80's mergers

The post about IH below is interesting stuff. It seems like to me, that IH and AC suffered the worst. It also seems like IH and AC were very similar companies. I have read that AC spent tons of money in the 60's and 70's trying to compete with Caterpillar for dozers, and trying to get into the over the road engine market. The Ag division was carrying the company until the 80's farm crisis.
If IH was doing so bad, how did they hang on to the number 2 spot so long? How did Massey and White make it? How was Tenneco doing good enough to buy IH? Was the auto division the only thing keeping Ford going?
Any insight is appreciated!
 
Tenneco was basically an oil company that was looking to invest in other enterprises. That's why they bought Case & dumped all Case's struggling farm equipment line & kept only the profitable tractor & heavy construction equipment line. They bought IH @ bargain basement prices & had an instant line of equipment that had a good reputation. They then expanded the ag tractor line & C IH is what it is today. jal-SD.
 
How did Massey make it so long, they were the #1 seller world wide for over 50 years, plus they were big in construction equipment and were the owners of Perkins selling them world wide!
 
Morgan; Lets start with IH and AC. They both where conglomerate companies. They often had divisions that where losing money for decades but they shuffled money around to keep them going with few changes to the losing divisions. So even in good years they really did not generate a good profit company wide. AC was the worse at this. They had a iron ore mine in Upper MI that lost money just about the entire time they owned it. They kept it because one of the board members "Liked" it. The AC combine division in the 1950s, was the only agricultural segment that was making a profit. The tractor division was losing big money and losing market share fast. So there was little money for new product development. IH tried to be everything for everybody. So they had too many options on just about everything they made. They had few "standard products". This made their manufacturing cost be higher than companies like JD. JD was making 6-8% profit on it tractors in the 1960s, IH was making 3-4%. IH also had a terrible relationship with the United Auto workers. IH on average had a much higher labor cost per tractor than everyone else. So both AC and IH did not have the cash reserves to weather high interest rates with falling sales. Basically poor long term management in both companies.

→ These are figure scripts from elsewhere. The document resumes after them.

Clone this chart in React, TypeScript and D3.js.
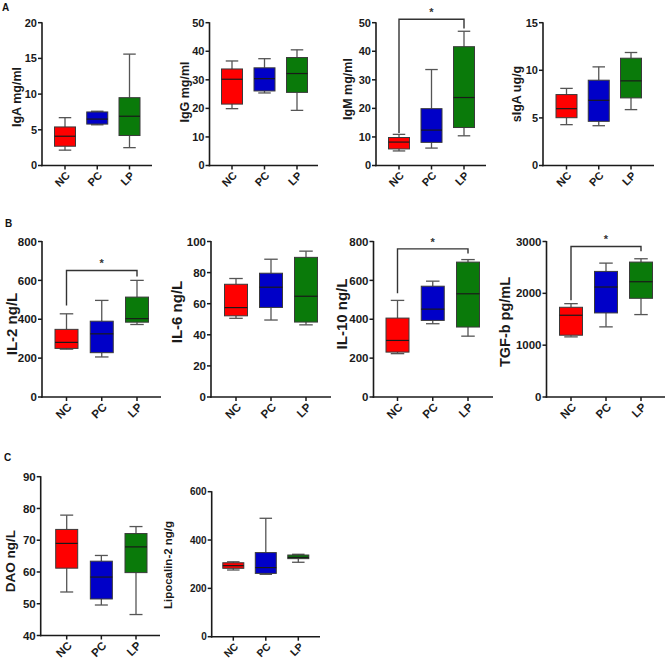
import React from "react";
import * as d3 from "d3";

// groups
const groups = ["NC", "PC", "LP"];
const groupColors = ["#ff0000", "#0000c8", "#0a7a0a"];

// five-number summaries per group: [min, q1, median, q3, max]
const igA = [[2.15, 2.7, 4.1, 5.4, 6.7], [5.7, 5.8, 6.5, 7.5, 7.6], [2.5, 4.2, 6.9, 9.5, 15.6]];
const igG = [[19.9, 21.5, 30.2, 33.8, 36.6], [25.4, 26.1, 30.4, 34.2, 37.4], [19.3, 25.6, 32.2, 37.8, 40.5]];
const igM = [[5.1, 5.8, 8.2, 9.8, 10.9], [6.1, 8.1, 12.4, 19.9, 33.6], [10.4, 13.3, 23.8, 41.6, 47.0]];
const sIgA = [[4.29, 5.02, 5.97, 7.45, 8.1], [4.18, 4.64, 6.85, 8.96, 10.36], [5.87, 7.1, 8.89, 11.27, 11.87]];
const il2 = [[246, 250, 281, 348, 428], [206, 228, 325, 390, 497], [373, 385, 403, 514, 600]];
const il6 = [[50.6, 52.2, 57.5, 72.5, 76.2], [49.5, 57.6, 70.6, 79.6, 88.6], [46.4, 48.2, 64.8, 89.8, 93.8]];
const il10 = [[223, 231, 291, 406, 497], [377, 394, 452, 570, 596], [313, 360, 531, 694, 707]];
const tgfb = [[1160, 1192, 1577, 1731, 1801], [1353, 1622, 2122, 2423, 2583], [1590, 1904, 2224, 2603, 2667]];
const dao = [[53.7, 61.2, 69.0, 73.4, 77.9], [49.6, 51.5, 58.4, 63.4, 65.2], [46.6, 59.8, 67.9, 72.1, 74.3]];
const lcn2 = [[276, 283, 294, 306, 310], [258, 262, 286, 348, 490], [308, 323, 328, 338, 341]];

// y-axis tick labels
const ticksIgA = [0, 5, 10, 15, 20];
const ticksIgG = [0, 10, 20, 30, 40, 50];
const ticksIgM = [0, 10, 20, 30, 40, 50];
const ticksSIgA = [0, 5, 10, 15];
const ticksIL2 = [0, 200, 400, 600, 800];
const ticksIL6 = [0, 20, 40, 60, 80, 100];
const ticksIL10 = [0, 200, 400, 600, 800];
const ticksTGF = [0, 1000, 2000, 3000];
const ticksDAO = [40, 50, 60, 70, 80, 90];
const ticksLCN = [0, 200, 400, 600];

// significance brackets: [bar value, left leg end value, right leg end value]
const sigIgM = [51.2, 11.4, 48.0];
const sigIL2 = [651, 471, 620];
const sigIL10 = [762, 534, 738];
const sigTGF = [2904, 1865, 2813];

type Panel = {
  title: string;
  data: number[][];
  ticks: number[];
  sig?: number[];
  ax: number; xEnd: number; c0: number; c2: number;
  yTop: number; yBot: number;
  titleX: number; titleY: number; titleSize: number;
  tickSize: number; catSize: number; boxW: number;
};

const panels: Panel[] = [
  { title: "IgA mg/ml", data: igA, ticks: ticksIgA, ax: 42, xEnd: 152, c0: 65, c2: 129.5, yTop: 22.7, yBot: 165.5, titleX: 16.5, titleY: 97, titleSize: 12.5, tickSize: 11, catSize: 11, boxW: 21 },
  { title: "IgG mg/ml", data: igG, ticks: ticksIgG, ax: 209.5, xEnd: 318, c0: 232, c2: 297, yTop: 22.7, yBot: 165.5, titleX: 185, titleY: 92, titleSize: 12.5, tickSize: 11, catSize: 11, boxW: 21 },
  { title: "IgM mg/ml", data: igM, ticks: ticksIgM, sig: sigIgM, ax: 376, xEnd: 486, c0: 399, c2: 464, yTop: 22.7, yBot: 165.5, titleX: 348, titleY: 89, titleSize: 12.5, tickSize: 11, catSize: 11, boxW: 21 },
  { title: "sIgA ug/g", data: sIgA, ticks: ticksSIgA, ax: 543, xEnd: 654, c0: 566.5, c2: 631, yTop: 22.7, yBot: 165.5, titleX: 517, titleY: 94, titleSize: 12.5, tickSize: 11, catSize: 11, boxW: 21 },
  { title: "IL-2 ng/L", data: il2, ticks: ticksIL2, sig: sigIL2, ax: 42, xEnd: 161, c0: 66.5, c2: 137, yTop: 241.5, yBot: 397, titleX: 12, titleY: 324, titleSize: 15, tickSize: 11.5, catSize: 11.5, boxW: 23 },
  { title: "IL-6 ng/L", data: il6, ticks: ticksIL6, ax: 211, xEnd: 331, c0: 236, c2: 306, yTop: 241.5, yBot: 397, titleX: 177, titleY: 312, titleSize: 15, tickSize: 11.5, catSize: 11.5, boxW: 23 },
  { title: "IL-10 ng/L", data: il10, ticks: ticksIL10, sig: sigIL10, ax: 373.5, xEnd: 493, c0: 397.5, c2: 468, yTop: 241.5, yBot: 397, titleX: 342, titleY: 314, titleSize: 15, tickSize: 11.5, catSize: 11.5, boxW: 23 },
  { title: "TGF-b pg/mL", data: tgfb, ticks: ticksTGF, sig: sigTGF, ax: 546.5, xEnd: 665, c0: 571, c2: 641, yTop: 241.5, yBot: 397, titleX: 505, titleY: 322, titleSize: 14.5, tickSize: 11.5, catSize: 11.5, boxW: 23 },
  { title: "DAO ng/L", data: dao, ticks: ticksDAO, ax: 40.7, xEnd: 160, c0: 66.7, c2: 136, yTop: 476.7, yBot: 635.5, titleX: 10.5, titleY: 561, titleSize: 13.5, tickSize: 11.5, catSize: 11.5, boxW: 22 },
  { title: "Lipocalin-2 ng/g", data: lcn2, ticks: ticksLCN, ax: 211.7, xEnd: 320, c0: 233.3, c2: 298.3, yTop: 491.7, yBot: 636.7, titleX: 168, titleY: 565, titleSize: 11.5, tickSize: 10, catSize: 10.5, boxW: 21 },
];

const letters = [
  { t: "A", x: 2, y: 11 },
  { t: "B", x: 5, y: 227 },
  { t: "C", x: 4, y: 461 },
];

const FONT = "Arial, 'Liberation Sans', Helvetica, sans-serif";
const AXIS = "#1a1a1a";
const WHISK = "#555";

function PanelView({ p }: { p: Panel }) {
  const dom = d3.extent(p.ticks) as [number, number];
  const y = d3.scaleLinear().domain(dom).range([p.yBot, p.yTop]);
  const x = d3.scalePoint<string>().domain(groups).range([p.c0, p.c2]);
  const half = p.boxW / 2;
  const cap = p.boxW / 4 + 1;
  return (
    <g>
      {p.data.map((s, i) => {
        const cx = x(groups[i])!;
        const [mn, q1, md, q3, mx] = s;
        return (
          <g key={i}>
            <line x1={cx} x2={cx} y1={y(mx)} y2={y(q3)} stroke={WHISK} strokeWidth={1.3} />
            <line x1={cx} x2={cx} y1={y(q1)} y2={y(mn)} stroke={WHISK} strokeWidth={1.3} />
            <line x1={cx - cap} x2={cx + cap} y1={y(mx)} y2={y(mx)} stroke={WHISK} strokeWidth={1.3} />
            <line x1={cx - cap} x2={cx + cap} y1={y(mn)} y2={y(mn)} stroke={WHISK} strokeWidth={1.3} />
            <rect x={cx - half} y={y(q3)} width={p.boxW} height={Math.max(1, y(q1) - y(q3))} fill={groupColors[i]} stroke="#3a3a3a" strokeWidth={1} />
            <line x1={cx - half} x2={cx + half} y1={y(md)} y2={y(md)} stroke="#1a1a1a" strokeWidth={1.2} />
          </g>
        );
      })}
      <line x1={p.ax} x2={p.ax} y1={p.yTop - 0.5} y2={p.yBot + 0.8} stroke={AXIS} strokeWidth={1.6} />
      {p.ticks.map((t) => (
        <g key={t}>
          <line x1={p.ax - 4} x2={p.ax} y1={y(t)} y2={y(t)} stroke={AXIS} strokeWidth={1.5} />
          <text x={p.ax - 5} y={y(t)} dy="0.36em" textAnchor="end" fontSize={p.tickSize} fontWeight="bold" fill="#1a1a1a" fontFamily={FONT}>
            {t}
          </text>
        </g>
      ))}
      <line x1={p.ax - 0.8} x2={p.xEnd} y1={p.yBot} y2={p.yBot} stroke={AXIS} strokeWidth={1.6} />
      {groups.map((g) => (
        <g key={g}>
          <line x1={x(g)!} x2={x(g)!} y1={p.yBot} y2={p.yBot + 4} stroke={AXIS} strokeWidth={1.5} />
          <text
            transform={`translate(${x(g)! + 3},${p.yBot + 8}) rotate(-45)`}
            dy="0.35em"
            textAnchor="end"
            fontSize={p.catSize}
            fontWeight="bold"
            fill="#1a1a1a"
            fontFamily={FONT}
          >
            {g}
          </text>
        </g>
      ))}
      <text
        transform={`translate(${p.titleX},${p.titleY}) rotate(-90)`}
        dy="0.35em"
        textAnchor="middle"
        fontSize={p.titleSize}
        fontWeight={700}
        fill="#1a1a1a"
        fontFamily={FONT}
      >
        {p.title}
      </text>
      {p.sig && (
        <g>
          <path
            d={`M${x("NC")},${y(p.sig[1])}V${y(p.sig[0])}H${x("LP")}V${y(p.sig[2])}`}
            fill="none"
            stroke="#333"
            strokeWidth={1.4}
          />
          <text x={x("PC")} y={y(p.sig[0]) - 3} textAnchor="middle" fontSize={11} fontWeight="bold" fill="#333" fontFamily={FONT}>
            *
          </text>
        </g>
      )}
    </g>
  );
}

export default function App() {
  return (
    <svg width={666} height={663} style={{ position: "absolute", left: 0, top: 0, background: "#fff" }}>
      <rect width={666} height={663} fill="#fff" />
      {letters.map((l) => (
        <text key={l.t} x={l.x} y={l.y} fontSize={10} fontWeight="bold" fill="#111" fontFamily={FONT}>
          {l.t}
        </text>
      ))}
      {panels.map((p) => (
        <PanelView key={p.title} p={p} />
      ))}
    </svg>
  );
}
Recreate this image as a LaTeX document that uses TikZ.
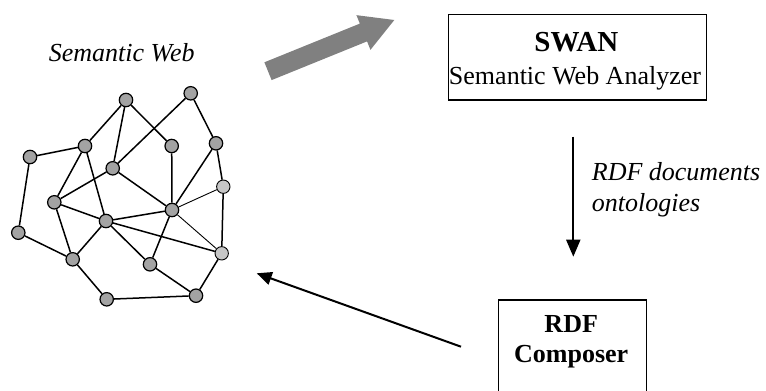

Massey Ferguson made it by building more smaller tractors for a much more world wide market. So the US farm economy crash did not stop MF from still selling tractors in other countries. MF construction division actually lost them money.

White is a more interesting story. White Motor Company built trucks and heavy equipment for decades. Starting in the 1950s they started a long decline in profits. White owned Cletrec. So they did business with Oliver. In the mid 1950s White borrowed money from Oliver. Oliver became financially exposed and it was bought by White. Oliver's assets where worth more than its stock value. So a hostile takeover. Then White Motor Company kept falling and finally sold the Ag division to try and keep the truck division going.

The Ford Ag division was such a small percentage of the Auto division that the auto profits allowed Ford to weather bad farm economies.

Tenneco/Case was backed by oil/natural gas money. It was another conglomerate too. It had six unrelated divisions. So the profits from the oil/gas bought J.I. Case and IH. With the first Gulf war making oil/gas profits fall. Tenneco sold part of CIH in 1994 and all of it by 1996. Then Fiat bought them in 1999.

All of these companies all suffered the same fates because of management practices that failed for the economics of the time.
 
Each segment (business line) is either profitable or it is not. When emotion and history begins to drive your business decisions, you better be very lucky, to wait and survive until the next cycle (if it ever happens). In the 1970's and 80's Farming was changing forever. The old product lines were designed for the small farms of the past. Management was waiting for the old markets to be "great again"...it never happened. It is so difficult for the management to accept the fact that what used to make them great, will never make them great again. What is our new plan for a new business world??
 
Cummins tried to buy white truck division but the government blocked the sale claiming it would be a monopoly because only cummins engines would be in them. Somewhere I have a binder that had the logo that was to be used on it. My mom worked in marketing for Cummins at the time and kept a binder.
 
The 1980s were a tough time for ag related enterprises, especially ag equipment manufacturers. Almost all were in financial peril. I remember reading in WSJ at the time that even Deere was struggling financially, but they managed to recover without major re-organizations.